The indigenously developed light combat aircraft Tejas will finally get its initial operational clearance (IOC) on 20 December, 30 years after development of the aircraft started in 1983. The aircraft successfully fired a missile that hit its target in demonstrations conducted off the coast of Goa in the Arabian Sea on Saturday.
The LCA successfully launched an infrared seeking air-to-air missile that hit target in a direct hit with precision and destroyed it, a spokesperson for the Defence Research and Development Organisation (DRDO) said.
The test demonstration takes the aircraft closer to its induction in the Indian Air Force. But the single-engine Tejas will not become fully combat-worthy before end-2015.
It was in January 2011 that Tejas had got IOC-I, which the DRDO, its Aeronautical Development Agency and Hindustan Aeronautics Ltd then claimed as the final clearance. The fighter can be certified fully airworthy only after it passes the IOC-II stage now.
The aircraft has been developed with the DRDO's Aeronautical Development Agency (ADA), Bangalore, as the lead laboratory and HAL as the production partner.
"With this launch of missile from Tejas and successfully hitting the target in the first shot, we have demonstrated the total weapon system capability of LCA Tejas," Avinash Chander, scientific advisor to defence minister and secretary, department of defence R&D said.
Tejas has been undergoing weapon release flight tests, for its operational clearance. Group Capt Suneet Krishna, flying the Tejas aircraft commanded an infrared seeker missile through the fire control radar of the aircraft to lock on to the target.
The target was towed by a pilotless target aircraft 'Lakshya' also designed and developed by another DRDO lab, 'Aeronautics Development Establishment' (ADE), Bangalore. The target mounted on Lakshya was launched by a ship of the Indian Navy off the west coast of India.
The LCA project is one of the most ambitious development projects of the DRDO, which has seen many cost overruns in over the past two decades.

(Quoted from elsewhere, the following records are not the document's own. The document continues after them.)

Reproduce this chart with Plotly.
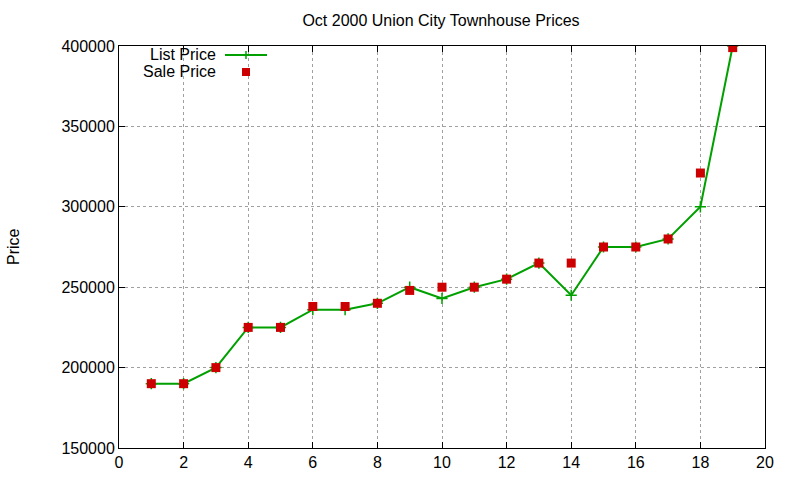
import plotly.graph_objects as go

# dados
lote = list(range(1, 20))
preco_lista = [190000, 190000, 200000, 225000, 225000, 236000, 236000, 240000, 250000, 243000,
               250000, 255000, 265000, 245000, 275000, 275000, 280000, 300000, 400000]
preco_venda = [190000, 190000, 200000, 225000, 225000, 238000, 238000, 240000, 248000, 250000,
               250000, 255000, 265000, 265000, 275000, 275000, 280000, 321000, 399000]

VERDE = "#00a000"
VERMELHO = "#cc0000"
FONTE = "Liberation Sans, Arial, sans-serif"

fig = go.Figure()

fig.add_trace(
    go.Scatter(
        x=lote,
        y=preco_lista,
        mode="lines+markers",
        name="List Price",
        line=dict(color=VERDE, width=2),
        marker=dict(symbol="cross-thin", size=8, line=dict(color=VERDE, width=1.5)),
    )
)

fig.add_trace(
    go.Scatter(
        x=lote,
        y=preco_venda,
        mode="markers",
        name="Sale Price",
        marker=dict(symbol="square", size=9, color=VERMELHO),
    )
)

# --- legenda no estilo gnuplot (texto à esquerda, amostra à direita) ---
W, H = 646.0, 402.0  # tamanho da área de plotagem em px


def px(x):
    return (x - 119) / W


def py(y):
    return (448 - y) / H


shapes = [
    dict(type="line", xref="paper", yref="paper", x0=px(225), x1=px(267), y0=py(55), y1=py(55),
         line=dict(color=VERDE, width=2)),
    dict(type="line", xref="paper", yref="paper", x0=px(246), x1=px(246), y0=py(51), y1=py(59),
         line=dict(color=VERDE, width=1.5)),
    dict(type="rect", xref="paper", yref="paper", x0=px(242), x1=px(250), y0=py(68), y1=py(76),
         line=dict(width=0), fillcolor=VERMELHO),
]

annotations = [
    dict(text="List Price", xref="paper", yref="paper", x=px(218), y=py(55),
         xanchor="right", yanchor="middle", showarrow=False, font=dict(size=16, color="black")),
    dict(text="Sale Price", xref="paper", yref="paper", x=px(218), y=py(71),
         xanchor="right", yanchor="middle", showarrow=False, font=dict(size=16, color="black")),
    dict(text="Price", xref="paper", yref="paper", x=px(13), y=0.5, textangle=-90,
         xanchor="center", yanchor="middle", showarrow=False, font=dict(size=16, color="black")),
]

fig.update_layout(
    width=800,
    height=480,
    title=dict(text="Oct 2000 Union City Townhouse Prices", x=441 / 800, xanchor="center",
               y=1 - 20 / 480, yanchor="middle", font=dict(size=16, color="black")),
    font=dict(family=FONTE, size=16, color="black"),
    plot_bgcolor="white",
    paper_bgcolor="white",
    showlegend=False,
    margin=dict(l=119, r=35, t=46, b=32),
    shapes=shapes,
    annotations=annotations,
)

eixo = dict(
    showline=True,
    linecolor="black",
    linewidth=1,
    mirror="allticks",
    ticks="inside",
    ticklen=6,
    tickcolor="black",
    showgrid=True,
    gridcolor="#a0a0a0",
    griddash="dot",
    gridwidth=1,
    zeroline=False,
    automargin=False,
)

fig.update_xaxes(range=[0, 20], dtick=2, tick0=0, **eixo)
fig.update_yaxes(range=[150000, 400000], dtick=50000, tick0=150000, tickformat="d", **eixo)

# tira a margem padrão do body para a figura ocupar a janela inteira
fig.write_html(
    "out.html",
    config={"displayModeBar": False},
    post_script="document.body.style.margin='0';",
)
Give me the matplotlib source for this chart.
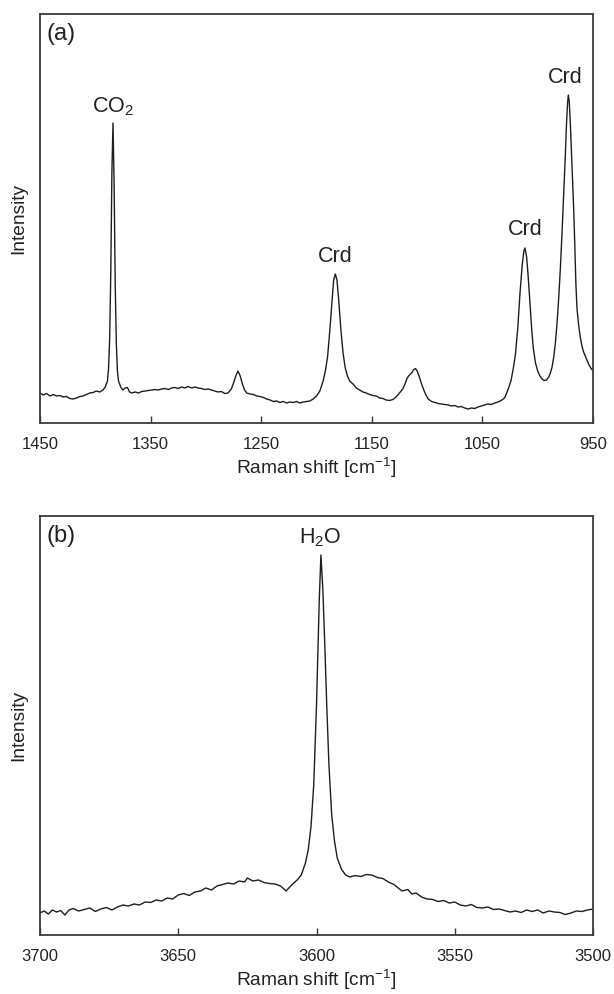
import matplotlib
matplotlib.use("Agg")
from matplotlib import pyplot as plt

plt.rcParams['font.family'] = ['Liberation Sans', 'DejaVu Sans']
plt.rcParams['mathtext.fontset'] = 'custom'
plt.rcParams['mathtext.rm'] = 'Liberation Sans'
plt.rcParams['mathtext.it'] = 'Liberation Sans'

# panel (a): Raman shift (cm-1) and intensity (arbitrary units)
shift_a = [1450, 1447, 1444, 1441, 1438, 1435, 1432, 1429, 1426, 1423, 1420, 1417, 1414, 1411,
           1408, 1405, 1402, 1399, 1396, 1393, 1391, 1389, 1388, 1387, 1386, 1385, 1384, 1383,
           1382, 1381, 1380, 1379, 1377, 1375, 1373, 1371, 1369, 1367, 1364, 1361, 1358, 1355,
           1352, 1349, 1346, 1343, 1340, 1337, 1334, 1331, 1328, 1325, 1322, 1319, 1316, 1313,
           1310, 1307, 1304, 1301, 1298, 1295, 1292, 1289, 1286, 1283, 1280, 1277, 1275, 1273,
           1271, 1269, 1267, 1265, 1263, 1260, 1257, 1254, 1251, 1248, 1245, 1242, 1239, 1236,
           1233, 1230, 1227, 1224, 1221, 1218, 1215, 1212, 1209, 1206, 1203, 1200, 1197, 1194,
           1192, 1190, 1188, 1186, 1184.5, 1183, 1181.5, 1180, 1178, 1176, 1174, 1172, 1170,
           1167, 1164, 1161, 1158, 1155, 1152, 1149, 1146, 1143, 1140, 1137, 1134, 1131, 1128,
           1125, 1122, 1120, 1118, 1116, 1114, 1112, 1110.5, 1109, 1107, 1105, 1103, 1101, 1099,
           1096, 1093, 1090, 1087, 1084, 1081, 1078, 1075, 1072, 1069, 1066, 1063, 1060, 1057,
           1054, 1051, 1048, 1045, 1042, 1039, 1036, 1033, 1030, 1028, 1026, 1024, 1022, 1020,
           1018, 1016, 1014, 1012.5, 1011.5, 1010, 1008.5, 1007, 1005.5, 1004, 1002, 1000, 998,
           996, 994, 992, 990, 988.5, 987, 985.5, 984, 982.5, 981, 979.5, 978, 976.5, 975, 974,
           973, 972.3, 971.5, 970.5, 969.5, 968.5, 967.5, 966.5, 965.5, 964.5, 963, 961.5, 960,
           958.5, 957, 955.5, 954, 952, 950]
int_a = [30, 28, 29.5, 27, 28.5, 27, 27.5, 26, 26.5, 24.5, 24, 25, 26.5, 27,
         28.5, 30, 30.5, 32, 31, 33, 36, 42, 55, 85, 150, 250, 300, 240,
         140, 80, 52, 42, 36, 33, 35, 35.5, 31, 30, 31, 30, 31.5, 32,
         32.5, 33, 33.5, 33, 34, 34.5, 33.5, 35, 35.5, 34.5, 36, 35, 36.5, 35,
         36, 35, 34.5, 33.5, 34, 33, 32, 31, 31.5, 29.5, 30, 34, 40, 47,
         52, 47, 39, 33, 30, 29, 28.5, 27, 26.5, 25.5, 24, 23, 21.5, 22,
         20.5, 21.5, 20, 21, 20.5, 21.5, 20, 21, 21.5, 22, 24, 27, 32, 42,
         52, 66, 92, 122, 143, 149, 143, 124, 94, 70, 55, 47, 42,
         39, 35, 33, 31, 30, 28.5, 27.5, 27, 25, 24.5, 23, 22.5, 23.5, 26,
         30, 34, 39, 45, 48, 50, 53.5, 54.5, 52, 46, 39, 33, 28, 24,
         21.5, 20.5, 19.5, 19, 18.5, 18, 17, 17.5, 16, 16.5, 15, 14, 15, 14.5,
         16, 17, 18, 19, 18.5, 20, 21, 22.5, 25, 30, 36, 43, 55, 70,
         95, 130, 158, 172, 175, 166, 145, 120, 95, 75, 60, 52, 47,
         44, 42.5, 43, 46, 50, 56, 66, 80, 100, 125, 155, 190, 228, 268, 298,
         320, 328, 322, 300, 272, 245, 215, 180, 140, 115, 98, 86, 77,
         71, 67, 63, 59, 55, 52]

# panel (b)
shift_b = [3700, 3698.5, 3697, 3695.5, 3694, 3692.5, 3691, 3689.5, 3688, 3686, 3684, 3682, 3680,
           3678, 3676, 3674, 3672, 3670, 3668, 3666, 3664, 3662, 3660, 3658, 3656, 3654, 3652,
           3650, 3648, 3646, 3644, 3642, 3640, 3638, 3636, 3634, 3632, 3630, 3628, 3626, 3625,
           3623, 3621, 3619, 3617, 3615, 3613, 3611, 3609, 3607, 3605.5, 3604, 3603, 3602, 3601,
           3600, 3599, 3598.4, 3597.7, 3597, 3596.3, 3595.5, 3594.5, 3593.5, 3592.5, 3591,
           3589.5, 3588, 3586, 3584, 3582, 3580, 3578, 3576, 3574, 3572, 3570, 3569, 3567,
           3565.5, 3564, 3562, 3560, 3558, 3556, 3554, 3552, 3550, 3548, 3546, 3544, 3542, 3540,
           3538, 3536, 3534, 3532, 3530, 3528, 3526, 3524, 3522, 3520, 3518, 3516, 3514, 3512,
           3510, 3508, 3506, 3504, 3502, 3500]
int_b = [22, 24, 21, 25, 23, 24.5, 20, 25, 26.5, 24, 25.5, 27, 23.5,
         26, 27.5, 25, 28, 30, 29, 31, 30, 33, 32.5, 35, 34, 37, 36,
         40, 41.5, 39.5, 43, 44, 47, 45, 49, 50.5, 52, 51, 54, 53, 57,
         54, 55, 52.5, 51.5, 51, 49, 44, 50, 55, 60, 72, 85, 108, 150,
         230, 335, 380, 345, 290, 230, 170, 120, 94, 77, 66,
         60, 58, 59.5, 58.5, 60.5, 60, 57.5, 56.5, 53, 50.5, 46, 44, 45.5,
         41, 42, 38, 36, 35.5, 33.5, 34.5, 32, 33, 30, 29, 30.5, 27.5, 27,
         28, 25.5, 26, 24.5, 23, 24, 22.5, 25, 23.5, 25, 22, 24, 23, 22.5,
         20.5, 22, 24, 23.5, 25, 26]

ticks_a = [1450, 1350, 1250, 1150, 1050, 950]
ticks_b = [3700, 3650, 3600, 3550, 3500]

peaks_a = [(1384, 'CO$_{\\mathregular{2}}$', 305), (1183, 'Crd', 156),
           (1011.5, 'Crd', 183), (975, 'Crd', 335)]

line_col = '#1e1e1e'
spine_col = '#3c3c3c'
text_col = '#222222'

fig = plt.figure(figsize=(6.14, 9.94), dpi=100)
ax1 = fig.add_axes([40 / 614, 1 - 423 / 994, 553 / 614, 409 / 994])
ax2 = fig.add_axes([40 / 614, 1 - 935 / 994, 553 / 614, 419 / 994])

ax1.plot(shift_a, int_a, color=line_col, lw=1.0)
ax2.plot(shift_b, int_b, color=line_col, lw=1.0)

ax1.set_xlim(1450, 950)
ax1.set_ylim(0, 409)
ax2.set_xlim(3700, 3500)
ax2.set_ylim(0, 419)
ax1.set_xticks(ticks_a)
ax2.set_xticks(ticks_b)

for ax in (ax1, ax2):
    ax.set_yticks([])
    ax.tick_params(axis='x', direction='in', length=5, width=1.0, color=spine_col,
                   labelsize=12, labelcolor=text_col, pad=10)
    for s in ax.spines.values():
        s.set_color(spine_col)
        s.set_linewidth(1.3)
    ax.set_xlabel('Raman shift [cm$^{\\mathregular{-1}}$]', fontsize=13.8, color=text_col, labelpad=3)
    ax.set_ylabel('Intensity', fontsize=13.8, color=text_col, labelpad=9)

for x, lab, y in peaks_a:
    ax1.text(x, y, lab, ha='center', va='bottom', fontsize=15.5, color=text_col)
ax2.text(3598.7, 386, 'H$_{\\mathregular{2}}$O', ha='center', va='bottom', fontsize=15.5, color=text_col)

ax1.text(0.012, 0.978, '(a)', transform=ax1.transAxes, ha='left', va='top', fontsize=17, color=text_col)
ax2.text(0.012, 0.979, '(b)', transform=ax2.transAxes, ha='left', va='top', fontsize=17, color=text_col)

fig.savefig('out.png', dpi=100)
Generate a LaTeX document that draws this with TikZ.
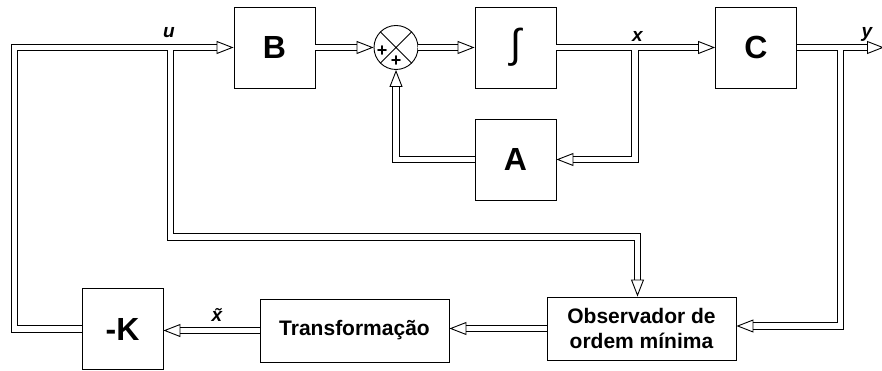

The IAF will induct 40 of these Tejas Mark 1 fighters initially, although the light-weight aircraft will be ready for combat operations only after the final operational clearance (FOC), which will include integration of all weapons and other systems to ensure it can fire guns, rockets, laser-guided bombs and BVR (beyond visual range) missiles as well as undergo air-to-air refuelling.
The FOC, as per the current timeline, will take place in December 2014. IAF hopes to eventually induct 140 of Tejas Mark-II fighters with more powerful engines.
When the Tejas project was first sanctioned in 1983, the initial project cost was pegged at Rs560 crore. The overall programme, including the development of a naval variant, trainer and the failed Kaveri engine, will now cost upwards of Rs25,000 crore.